Their residential property had 20 grape vines and 12 of them were harvested. The family obtained grapes and grape juice from other sources and destemmed, crushed and fermented the grapes. They then bottled, aged and sold the wine on their property along with shelf-stable foods.
After officials received complaints from a couple of neighbors, the township decided that the Sperrys’ operation was not a proper use of agriculture because only 5 percent of the grapes used to produce the wine came from the vines on the residential property. The township said the operation should be labeled a restaurant or retail business, which was not allowed in residential areas.
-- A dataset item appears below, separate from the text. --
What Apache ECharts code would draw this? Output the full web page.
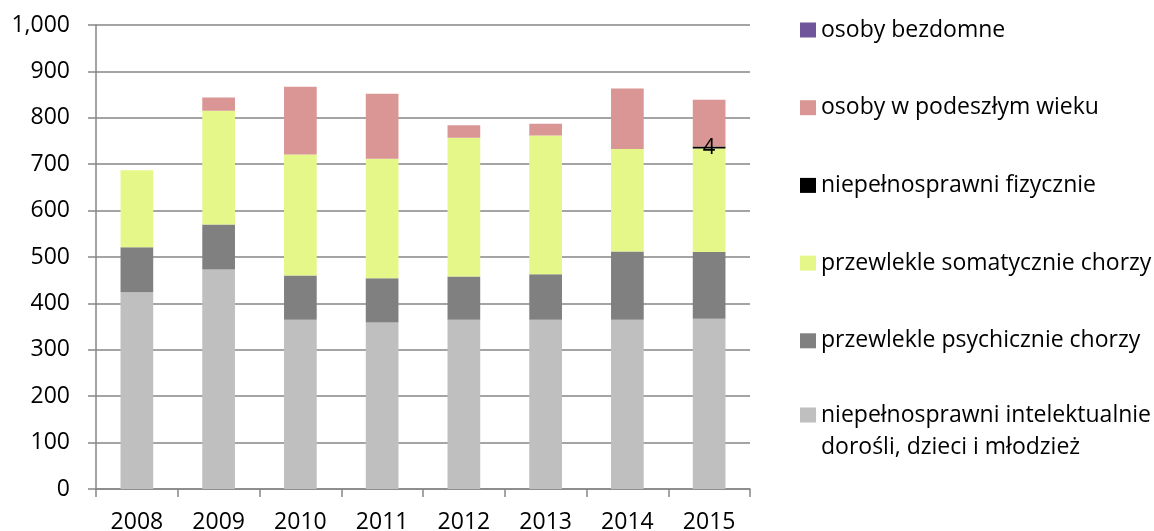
<!DOCTYPE html>
<html>
<head>
<meta charset="utf-8">
<script src="https://cdn.jsdelivr.net/npm/echarts@6/dist/echarts.min.js"></script>
<style>
  html, body { margin: 0; padding: 0; background: #fff; }
  #chart { width: 1154px; height: 531px; }
</style>
</head>
<body>
<div id="chart"></div>
<script>
// Years on the category axis
const years = ['2008', '2009', '2010', '2011', '2012', '2013', '2014', '2015'];

// Residents by group, stacked bottom to top
const intelektualnie = [424, 473, 365, 359, 365, 365, 365, 367];
const psychicznie    = [97, 97, 95, 95, 93, 98, 147, 144];
const somatycznie    = [166, 245, 261, 258, 299, 299, 221, 223];
const fizycznie      = [0, 0, 0, 0, 0, 0, 0, 4];
const podeszlyWiek   = [0, 29, 146, 140, 27, 25, 130, 101];
const bezdomne       = [0, 0, 0, 0, 0, 0, 0, 0];

const names = {
  intel: 'niepełnosprawni intelektualnie dorośli, dzieci i młodzież',
  psych: 'przewlekle psychicznie chorzy',
  somat: 'przewlekle somatycznie chorzy',
  fiz: 'niepełnosprawni fizycznie',
  wiek: 'osoby w podeszłym wieku',
  bezd: 'osoby bezdomne'
};

const FONT = '"Open Sans", "Noto Sans", sans-serif';
const GRID = '#868686';
const LEGEND_TEXT = { fontFamily: FONT, fontSize: 23, color: '#000', lineHeight: 32 };

function bar(name, data, color, extra) {
  return Object.assign({
    name: name,
    type: 'bar',
    stack: 'total',
    barWidth: '40%',
    data: data,
    itemStyle: { color: color },
    emphasis: { disabled: true }
  }, extra || {});
}

const legendBase = {
  orient: 'vertical',
  left: 795,
  itemWidth: 16,
  itemHeight: 15,
  selectedMode: false,
  icon: 'rect',
  height: 500
};

const chart = echarts.init(document.getElementById('chart'));
chart.setOption({
  animation: false,
  textStyle: { fontFamily: FONT },
  grid: { left: 96, top: 25, width: 654, height: 464, containLabel: false, outerBoundsMode: 'none' },
  legend: [
    Object.assign({}, legendBase, {
      top: 9,
      itemGap: 45.7,
      textStyle: LEGEND_TEXT,
      data: [names.bezd, names.wiek, names.fiz, names.somat, names.psych]
    }),
    // two-line entry; the blank first line keeps the swatch level with the first text line
    Object.assign({}, legendBase, {
      top: 362,
      textStyle: LEGEND_TEXT,
      formatter: function () { return '\nniepełnosprawni intelektualnie\ndorośli, dzieci i młodzież'; },
      data: [names.intel]
    })
  ],
  xAxis: {
    type: 'category',
    data: years,
    boundaryGap: true,
    axisLine: { lineStyle: { color: GRID, width: 1.5 } },
    axisTick: { show: true, length: 8, alignWithLabel: false, lineStyle: { color: GRID, width: 1.5 } },
    axisLabel: { color: '#000', fontSize: 23, fontFamily: FONT, margin: 22 }
  },
  yAxis: {
    type: 'value',
    min: 0,
    max: 1000,
    interval: 100,
    axisLine: { show: true, lineStyle: { color: GRID, width: 1.5 } },
    axisTick: { show: true, length: 8, lineStyle: { color: GRID, width: 1.5 } },
    splitLine: { show: true, lineStyle: { color: GRID, width: 1.5 } },
    axisLabel: {
      color: '#000', fontSize: 23, fontFamily: FONT, margin: 26,
      formatter: function (v) { return v.toLocaleString('en-US'); }
    }
  },
  series: [
    bar(names.intel, intelektualnie, '#BFBFBF'),
    bar(names.psych, psychicznie, '#808080'),
    bar(names.somat, somatycznie, '#E6F78A'),
    bar(names.fiz, fizycznie, '#000000', {
      label: {
        show: true,
        position: 'inside',
        color: '#000',
        fontSize: 22,
        fontFamily: FONT,
        formatter: function (p) { return p.value ? String(p.value) : ''; }
      }
    }),
    bar(names.wiek, podeszlyWiek, '#D99694'),
    bar(names.bezd, bezdomne, '#70559A')
  ]
});
</script>
</body>
</html>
Both the Mahoning County Court of Appeals and the Seventh District Court of Appeals agreed with the township’s argument that since the primary use of the property was not growing grapes but making and selling wine that it was not an agricultural exemption from township zoning.
The Ohio Supreme Court, however, said state law clearly spells out that viticulture does not need to be the primary function on a property that is making wine and reversed the lower courts’ rulings. The high court said the language in state law was “clear and unambiguous.”
“There is no requirement (in Ohio’s Revised Code) that the vinting and selling of wine be a secondary or subordinate use of the property or that viticulture be the primary use of the property. A township may not prohibit the use of a property for vinting and selling wine if any part of the property is used for viticulture,” the Ohio Supreme Court said in its ruling.
“Had the legislature intended there to be thresholds for vineyards, they would have provided it. Wine making is a growing industry in Ohio and this is an important ruling because it supports the wine industry and it continues to protect agricultural practices from being regulated by townships,” Endsley said.
“This is a great win for Ohio agriculture,” said David Pennington of Wright Law Co. who represented the Sperrys. “The Ohio legislature has consistently supported the right to farm in Ohio and this decision is a strong affirmation of that intent by Ohio’s highest court. Farm Bureau fights for that right every day and I have greatly appreciated their support throughout this litigation.”